It's the bestseller sweeping the nation with more than two million copies sold. Proof of Heaven is the story of a neurosurgeon's near-death experience and what he says was his journey to heaven.
But now, a writer is raising questions about Dr. Eben Alexander’s "proof."
"The story that he tells in his book, does not hold up to scrutiny," said Luke Dittrich.
Dr. Alexander once preferred the scientific over the spiritual. That changed when he almost died four years ago.
On Fox News, Dr. Alexander once said, "Beauty, flowers, butterflies, this little girl who was my guardian angel soaring above."
He was in a coma, battling bacterial meningitis when he says he saw the afterlife and then came back to life.
When he was once on Oprah she asked, "What we all want to know is, did you see God?"
Alexander said, "Yes, there was this brilliant orb of light. It was brighter than a million suns."
His story has turned skeptics into believers and brought him worldwide fame.
But, Esquire contributing editor Luke Dittrich said he found a "series of factual omissions and inconsistencies that call significant parts of Dr. Alexander's story into question."

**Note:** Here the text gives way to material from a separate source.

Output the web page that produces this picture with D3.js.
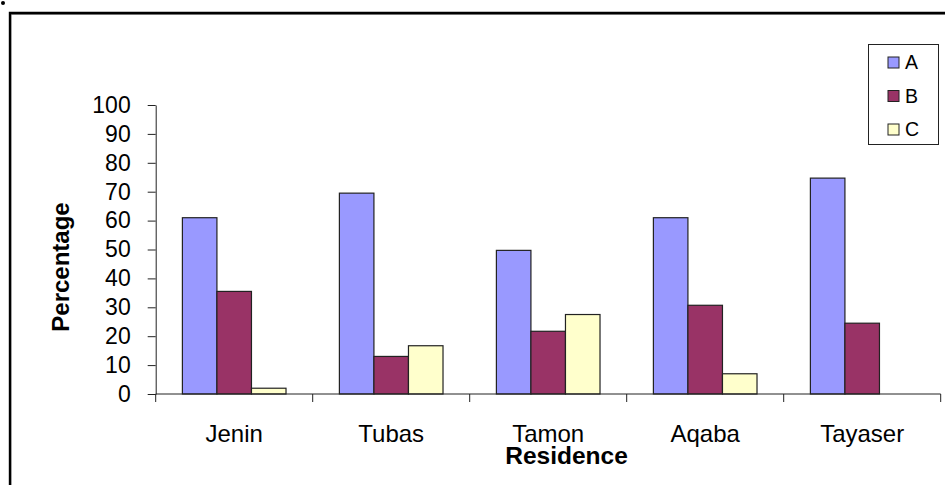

Take the moment when Alexander wrote that he was in the hospital and yelled out, "God, help me!"
Dittrich told INSIDE EDITION, "When I spoke to the emergency physician who was treating him, I asked her if she remembered that particular episode. She said, 'No,' she did not, and further that he had been intubated, which would prevent him from speaking at all."
The Esquire writer also questions Alexander’s description of the weather the day he woke up from his week-long coma. After six days of rain, Alexander writes that "a perfect rainbow" appeared in the sky.
Dittrich said, "I called the meteorologist in charge and when I asked him whether or not on that final day he saw the conditions that would allow for, you know, a rainbow. He told me, 'No.'"
INSIDE EDITION's Paul Boyd asked, "Some people are going to hear you attacking his vision of a rainbow and say, 'Come on, you are not even giving this guy his rainbow moment here?'"
Dittrich replied, "I took what I could from the book that was verifiable and tried to verify it."
A defiant Dr. Eben Alexander just released this statement: "I stand by every word in this book and have made its message the purpose of my life. Esquire's cynical article distorts the facts of my 25-year career as a neurosurgeon and is a textbook example of how unsupported assertions and cherry-picked information can be assembled at the expense of the truth."
Boyd asked Dittrich, "Dr. Alexander says your article is 'cynical' and 'distorts the truth.' Would you like to respond to that?"
"Yeah, I would. When somebody markets a non-fiction book as a work of non-fiction, when he calls it Proof of Heaven, I think it is not cynical at all to look at that book hard, under the light."